Myth 3: It Can Help Make Ends Meet

It is tempting to see supervising as a part-time job. Again, this is a trap. At most, it should be treated as a way to generate some extra “pocket money” (which is how senior academics typically see it). The main issue is that you only get paid for hours of in-person teaching – no marking, organisation, report-writing, or communicating with students. E.g. all the stuff you are expected – and need – to do to be a good teacher. In the words of one supervisor “at the end of it all, you’re lucky if you walk away with 5 quid an hour for your efforts”. It is therefore ill-advised and, frankly, humiliating as a way of making ends meet: “Is that really all you get paid?” A more sensible money-spinner is private tutoring, which is far more flexible and has a much better salary.

Myth 4: It is Obligatory


Mountain View

Cambridge should be proud of its bursary programs

Common Delusion No. 1889: “I don’t like teaching but I probably need to do some anyway.” This is a misunderstanding. First, it is not mandatory to teach during your postgraduate studies and you are expected to prioritise your research. The immediate demands of students and DoSes make it hard not to devote more time to teaching, and I have found that teaching more than 4-5 students can set you back months. Second, it is surprisingly mediocre on the resume. How many universities teach their students in groups of 2-3? Here’s a hint: not many. And remember – you haven’t been trained or given any guidance (whoops!). CV-strategizing makes the most sense if you are applying for Oxbridge jobs – otherwise, be pragmatic with your time.

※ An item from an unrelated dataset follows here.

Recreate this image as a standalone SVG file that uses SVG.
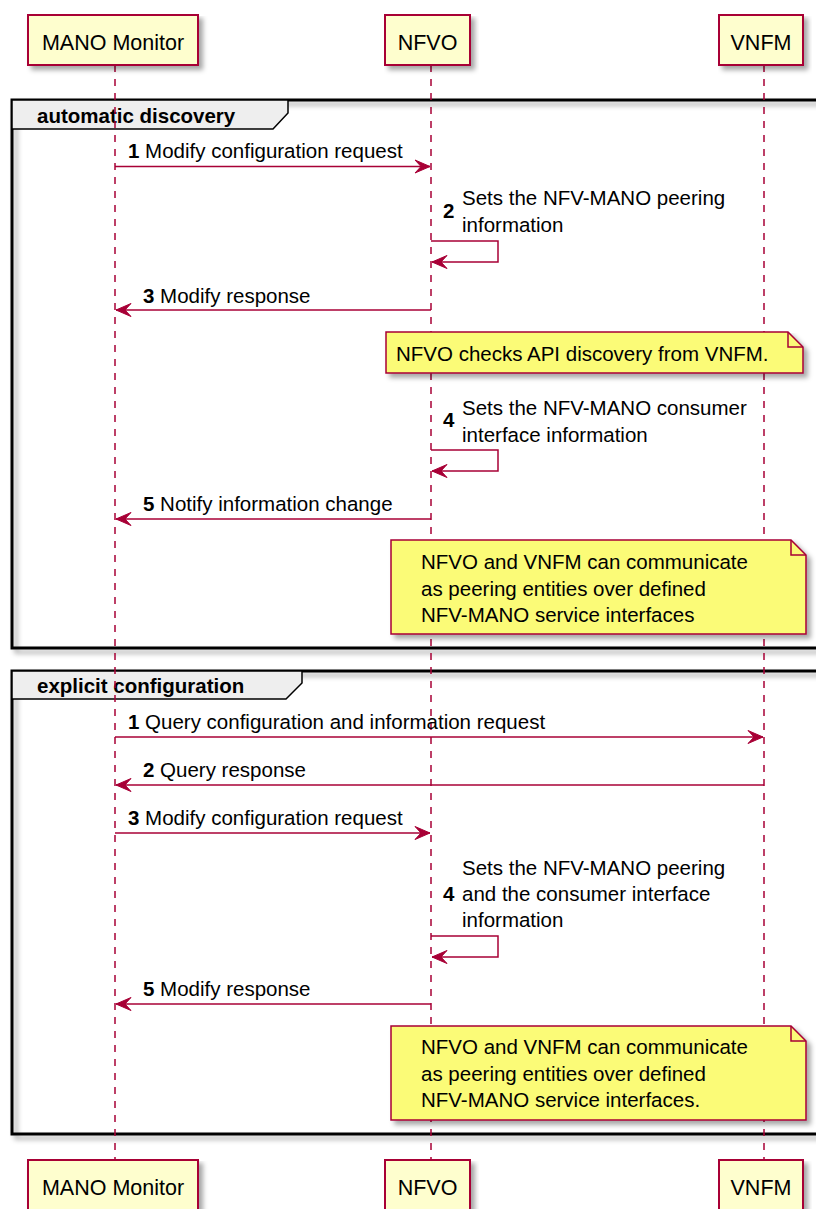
<svg xmlns="http://www.w3.org/2000/svg" width="816" height="1209" viewBox="0 0 816 1209">
<defs>
<filter id="sh" x="-5%" y="-5%" width="115%" height="130%">
<feGaussianBlur in="SourceAlpha" stdDeviation="2.5"/>
<feOffset dx="4" dy="4" result="b"/>
<feFlood flood-color="#000" flood-opacity="0.35"/>
<feComposite in2="b" operator="in"/>
<feMerge><feMergeNode/><feMergeNode in="SourceGraphic"/></feMerge>
</filter>
<marker id="ah" markerUnits="userSpaceOnUse" viewBox="-16 -8 17 16" refX="0" refY="0" markerWidth="17" markerHeight="16" orient="auto">
<polygon points="0,0 -15,-6.5 -9,0 -15,6.5" fill="#A80036" stroke="#A80036" stroke-width="1" stroke-linejoin="miter"/>
</marker>
<style>
.part{fill:#FEFECE;stroke:#A80036;stroke-width:2;filter:url(#sh)}
.ptxt{font-family:"Liberation Sans",Arial,sans-serif;font-size:21.5px;fill:#000;text-anchor:middle}
.life{stroke:#A80036;stroke-width:1.5;stroke-dasharray:7,7;fill:none}
.grp{fill:none;stroke:#000;stroke-width:3;filter:url(#sh)}
.tab{fill:#EEEEEE;stroke:#000;stroke-width:1.5}
.gtxt{font-family:"Liberation Sans",Arial,sans-serif;font-size:20.5px;font-weight:bold;fill:#000}
.msg{stroke:#A80036;stroke-width:1.5;fill:none;marker-end:url(#ah)}
.txt{font-family:"Liberation Sans",Arial,sans-serif;font-size:20.5px;fill:#000}
.num{font-weight:bold}
.note{fill:#FBFB77;stroke:#A80036;stroke-width:1.5;filter:url(#sh)}
.fold{fill:none;stroke:#A80036;stroke-width:1.5}
</style>
</defs>
<rect width="816" height="1209" fill="#fff"/>

<g id="group-automatic-discovery">
<rect class="grp" x="12" y="100" width="820" height="548"/>
<polygon class="tab" points="12,100 288,100 288,113 273,129 12,129"/>
<text class="gtxt" x="37" y="123">automatic discovery</text>
</g>
<g id="group-explicit-configuration">
<rect class="grp" x="12" y="671" width="820" height="463"/>
<polygon class="tab" points="12,671 302,671 302,683 286,699 12,699"/>
<text class="gtxt" x="37" y="693">explicit configuration</text>
</g>

<g id="lifelines">
<line class="life" x1="115" y1="65" x2="115" y2="1160"/>
<line class="life" x1="431" y1="65" x2="431" y2="1160"/>
<line class="life" x1="764" y1="65" x2="764" y2="1160"/>
</g>

<g id="mano-monitor">
<rect class="part" x="28" y="15" width="170" height="50"/>
<text class="ptxt" x="113" y="50">MANO Monitor</text>
<rect class="part" x="28" y="1160" width="170" height="52"/>
<text class="ptxt" x="113" y="1195">MANO Monitor</text>
</g>
<g id="nfvo">
<rect class="part" x="385" y="15" width="85" height="50"/>
<text class="ptxt" x="427.5" y="50">NFVO</text>
<rect class="part" x="385" y="1160" width="85" height="52"/>
<text class="ptxt" x="427.5" y="1195">NFVO</text>
</g>
<g id="vnfm">
<rect class="part" x="719" y="15" width="84" height="50"/>
<text class="ptxt" x="761" y="50">VNFM</text>
<rect class="part" x="719" y="1160" width="84" height="52"/>
<text class="ptxt" x="761" y="1195">VNFM</text>
</g>

<g id="note-api-discovery">
<path class="note" d="M386,332 H788 L803,347 V373 H386 Z"/>
<path class="fold" d="M788,332 V347 H803"/>
<text class="txt" x="396" y="361">NFVO checks API discovery from VNFM.</text>
</g>
<g id="note-peering-1">
<path class="note" d="M391,540 H791 L806,555 V634 H391 Z"/>
<path class="fold" d="M791,540 V555 H806"/>
<text class="txt" x="421" y="569">NFVO and VNFM can communicate</text>
<text class="txt" x="421" y="596">as peering entities over defined</text>
<text class="txt" x="421" y="622">NFV-MANO service interfaces</text>
</g>
<g id="note-peering-2">
<path class="note" d="M391,1026 H791 L806,1041 V1120 H391 Z"/>
<path class="fold" d="M791,1026 V1041 H806"/>
<text class="txt" x="421" y="1054">NFVO and VNFM can communicate</text>
<text class="txt" x="421" y="1081">as peering entities over defined</text>
<text class="txt" x="421" y="1107">NFV-MANO service interfaces.</text>
</g>

<g id="connectors">
<line class="msg" x1="115" y1="166.5" x2="430" y2="166.5"/>
<text class="txt" x="128" y="158"><tspan class="num">1</tspan> Modify configuration request</text>

<path class="msg" d="M431,241 H498 V262 H432"/>
<text class="txt num" x="443" y="218">2</text>
<text class="txt" x="462" y="205">Sets the NFV-MANO peering</text>
<text class="txt" x="462" y="232">information</text>

<line class="msg" x1="431" y1="310" x2="116" y2="310"/>
<text class="txt" x="143" y="303"><tspan class="num">3</tspan> Modify response</text>

<path class="msg" d="M431,450 H498 V471 H432"/>
<text class="txt num" x="443" y="427">4</text>
<text class="txt" x="462" y="415">Sets the NFV-MANO consumer</text>
<text class="txt" x="462" y="442">interface information</text>

<line class="msg" x1="431" y1="519" x2="116" y2="519"/>
<text class="txt" x="143" y="511"><tspan class="num">5</tspan> Notify information change</text>

<line class="msg" x1="115" y1="737" x2="763" y2="737"/>
<text class="txt" x="128" y="729"><tspan class="num">1</tspan> Query configuration and information request</text>

<line class="msg" x1="764" y1="785" x2="116" y2="785"/>
<text class="txt" x="143" y="777"><tspan class="num">2</tspan> Query response</text>

<line class="msg" x1="115" y1="833" x2="430" y2="833"/>
<text class="txt" x="128" y="825"><tspan class="num">3</tspan> Modify configuration request</text>

<path class="msg" d="M431,936 H498 V957 H432"/>
<text class="txt num" x="443" y="901">4</text>
<text class="txt" x="462" y="875">Sets the NFV-MANO peering</text>
<text class="txt" x="462" y="901">and the consumer interface</text>
<text class="txt" x="462" y="927">information</text>

<line class="msg" x1="431" y1="1004" x2="116" y2="1004"/>
<text class="txt" x="143" y="996"><tspan class="num">5</tspan> Modify response</text>
</g>
</svg>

So, you ask, should I supervise? The above is not meant to be a definitive “no”. You just need to enter with realistic expectations. Supervising works best for those who really love teaching, and who are prepared to make sacrifices in their research progress in its pursuit. Otherwise, without this deeper enjoyment, it can quickly turn into a ball and chain made out of incessant planning, long hours and endless unpaid marking.